= Sa'id al-Afghani =

Sa'id al-Afghani was a professor of Arabic language and literature at the University of Damascus. He was regarded as one of the 20th century's leading scholars in both fields.

==Life==
Afghani was born in Damascus in 1911 to an Afghan father and a Syrian mother. Having been born in an Arab country, Afghani spoke the language as his mother tongue and was eventually appointed to the position of professor of the Arabic language and later dean of the faculty of arts at the University of Damascus. He also taught at universities in Jordan, Libya and Saudi Arabia. Afghani died on February 18, 1997, in Mecca, where he was buried.

==Works==
Afghani's most well-known work is al-Mujaz, a book attempting to simplify Arabic grammar for those unfamiliar with the language. He was a strong supporter of reforming the way in which Arabic grammar was understood and taught, blaming traditionalists and their opposition to any reform for the failure of language education in Arab countries. In Afghani's view, opposition from traditionalists such as the Arab Academy of Damascus stifled efforts of reform-minded bodies such as the Academy of the Arabic Language in Cairo. Afghani was instrumental in the founding of Al-Arabi, a magazine showcasing the arts and culture of the Arab World.
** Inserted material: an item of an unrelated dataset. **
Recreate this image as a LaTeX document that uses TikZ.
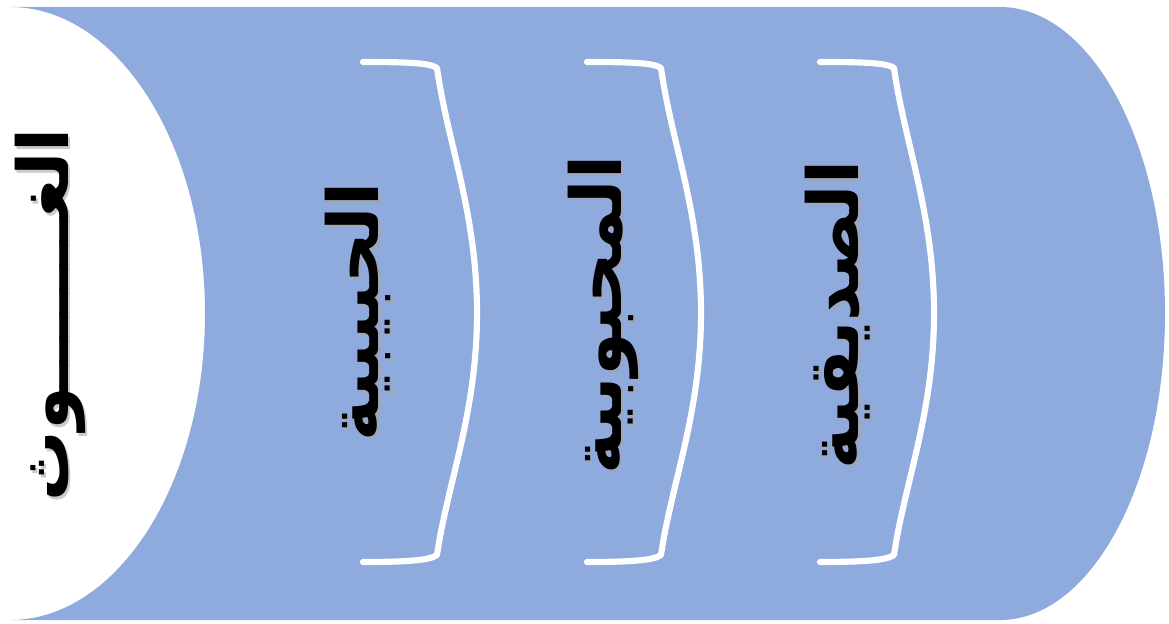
\documentclass[tikz,border=0pt]{standalone}
\usepackage{fontspec}
\newfontfamily\arabicfont[Script=Arabic]{DejaVu Sans}
\TeXXeTstate=1
\usetikzlibrary{positioning}

\definecolor{bandblue}{RGB}{143,170,220}

\begin{document}
\begin{tikzpicture}[
    band/.style={fill=bandblue},
    brace/.style={draw=white, line width=3.5pt, line join=round, line cap=round},
    station/.style={rotate=90, inner sep=0pt, font=\arabicfont\bfseries\fontsize{40}{48}\selectfont},
    shade/.style={station, text=black!35, opacity=.6}
  ]
  \useasboundingbox (0,0) rectangle (23.38,12.46);
  % blue band, rounded at the right, hollow at the left
  \fill[band] (0.2,12.32) -- (20,12.32)
    arc[start angle=90, end angle=-90, x radius=3.3, y radius=6.13]
    -- (0.2,0.06)
    arc[start angle=-90, end angle=90, x radius=3.9, y radius=6.13] -- cycle;
  % white brackets
  \foreach \dx in {0,4.48,9.14} {
    \begin{scope}[xshift=\dx cm]
    \draw[brace] (7.26,11.22) .. controls (8.2,11.22) and (8.6,11.2) .. (8.74,11.1)
      .. controls (8.95,9.6) and (9.54,8.2) .. (9.54,6.2)
      .. controls (9.54,4.2) and (8.95,2.8) .. (8.74,1.36)
      .. controls (8.6,1.26) and (8.2,1.22) .. (7.26,1.22);
    \end{scope}
  }
  % shadows of the texts
  \node[shade] (ghawthS) at (1.05,6.11) {\beginR الغـــــــوث\endR};
  \node[shade] (habibS) at (7.21,6.17) {\beginR الحبيبية\endR};
  \node[shade] (mahbubS) at (12.11,6.11) {\beginR المحبوبية\endR};
  \node[shade] (siddiqS) at (16.81,6.11) {\beginR الصديقية\endR};
  % texts
  \node[station] (ghawth) at (1.0,6.16) {\beginR الغـــــــوث\endR};
  \node[station] (habib) at (7.16,6.22) {\beginR الحبيبية\endR};
  \node[station] (mahbub) at (12.06,6.16) {\beginR المحبوبية\endR};
  \node[station] (siddiq) at (16.76,6.16) {\beginR الصديقية\endR};
\end{tikzpicture}
\end{document}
Afghani also spent ten years composing a biography of Aisha, the Muslim prophet Muhammad's second or third wife; the book was noted for Afghani's views on women in Islam, which Moroccan feminist writer Fatema Mernissi described as representative of all the Muslim world's most conservative views. Afghani was also learned in the field of Islamic studies, devoting much attention to the aspects of Muslim jurisprudence. On both language and religion, he wrote very little, seeing that books should only be written if there was a clear need for research on the given topic. Being a follower of the Zahirite school of Islamic law, Afghani devoted much attention to preserving and commenting on the works of Ibn Hazm, one of the school's champions. Afghani's 1960 published edition of Ibn Hazm's Mulakhkhas, an important work of Zahirite legal theory, is considered a key moment in Arab intellectual history and the modernist revival of Ibn Hazm's legal method. In Hadith studies, Afghani was a student of Habib Al-Rahman Al-Azmi.

===Edited works===
- Ibn Hazm, Mulakhkhas Ibtal al-Qiyas wa al-Ra'y wa al-Istihsan wa al-Taqlid wa al-Ta'lil. Damascus: University of Damascus Press, 1960.
- Ibn Muhanna, Tarikh Darayya. Damascus: al-Majma' al-'Ilmi al-'Arabi, 1950.

===Original works===
- A'isha wa-al-Siyasse. Beirut: Dār al-Fikr, 1971.
- al-Müjaz fī qawāʻid al-lughah al-ʻarabīyah. Beirut: Dār al-Fikr, 1969. Arabic. OCLC number 30066819
- Fi usul an-nahw. Damascus, 1951.
- Hadir al-luga al-Arabiyya fi as-sam. Cairo, 1962.
- Ibn Hazm wa Risalatuhu al-Mufadhala baina al-Sahaba. Beirut: Dār al-Fikr, 1969.